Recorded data

* * * * *

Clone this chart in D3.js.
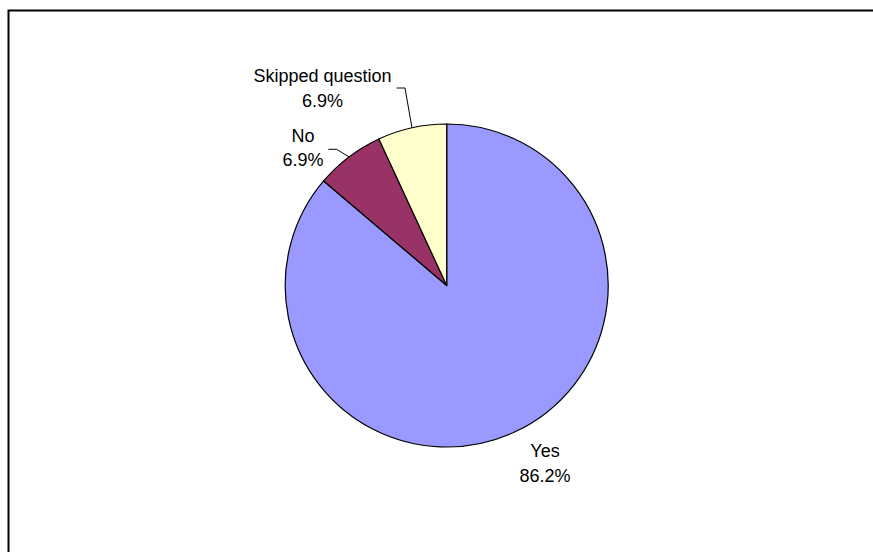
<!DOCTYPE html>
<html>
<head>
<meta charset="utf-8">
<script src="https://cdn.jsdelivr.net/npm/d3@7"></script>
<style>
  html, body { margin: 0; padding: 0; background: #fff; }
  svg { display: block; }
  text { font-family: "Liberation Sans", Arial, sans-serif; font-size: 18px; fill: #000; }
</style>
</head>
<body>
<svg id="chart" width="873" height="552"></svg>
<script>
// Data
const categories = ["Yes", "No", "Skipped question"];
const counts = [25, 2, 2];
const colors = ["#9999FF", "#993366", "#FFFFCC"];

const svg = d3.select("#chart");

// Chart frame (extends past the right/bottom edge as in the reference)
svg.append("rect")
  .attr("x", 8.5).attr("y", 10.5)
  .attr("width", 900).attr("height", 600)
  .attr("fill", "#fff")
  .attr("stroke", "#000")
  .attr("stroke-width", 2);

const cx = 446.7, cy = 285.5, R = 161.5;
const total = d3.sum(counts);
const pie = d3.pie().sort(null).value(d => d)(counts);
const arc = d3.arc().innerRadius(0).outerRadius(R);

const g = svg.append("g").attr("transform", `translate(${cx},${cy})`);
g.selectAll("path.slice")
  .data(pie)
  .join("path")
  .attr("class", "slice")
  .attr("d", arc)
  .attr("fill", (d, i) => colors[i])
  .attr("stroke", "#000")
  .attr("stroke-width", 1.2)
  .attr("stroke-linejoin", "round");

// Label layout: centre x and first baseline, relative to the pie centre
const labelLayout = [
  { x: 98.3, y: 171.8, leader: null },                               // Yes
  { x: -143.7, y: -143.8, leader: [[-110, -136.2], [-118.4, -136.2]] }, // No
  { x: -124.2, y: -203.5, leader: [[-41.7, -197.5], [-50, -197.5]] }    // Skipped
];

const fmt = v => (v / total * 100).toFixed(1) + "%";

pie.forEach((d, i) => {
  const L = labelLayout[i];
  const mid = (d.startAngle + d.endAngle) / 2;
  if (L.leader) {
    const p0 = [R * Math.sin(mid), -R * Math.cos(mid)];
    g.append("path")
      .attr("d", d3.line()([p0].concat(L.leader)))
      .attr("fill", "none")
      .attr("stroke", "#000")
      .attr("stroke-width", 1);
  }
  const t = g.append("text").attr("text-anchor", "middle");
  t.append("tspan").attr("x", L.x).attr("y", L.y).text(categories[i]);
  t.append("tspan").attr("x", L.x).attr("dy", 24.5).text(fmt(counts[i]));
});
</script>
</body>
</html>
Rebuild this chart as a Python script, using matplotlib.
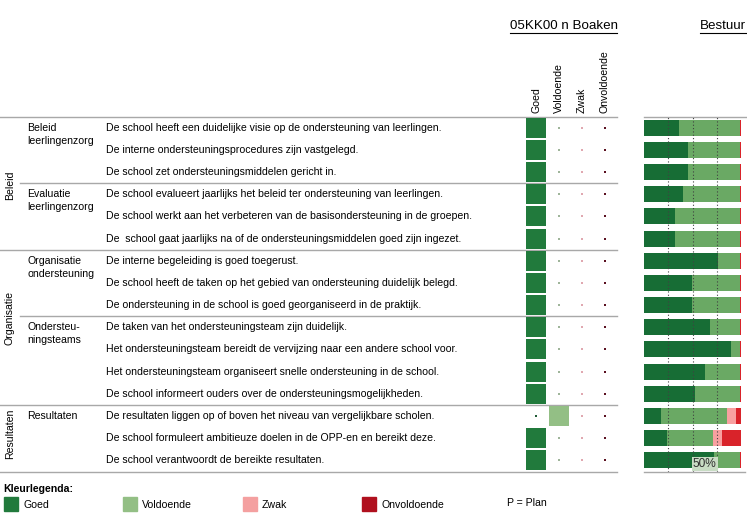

* * * * *

Your instructions >> Above are the records. Copy every line in them holding "this".

Finished task >>
Clone this chart in D3.js.
Rebuild this chart as a Python script, using matplotlib.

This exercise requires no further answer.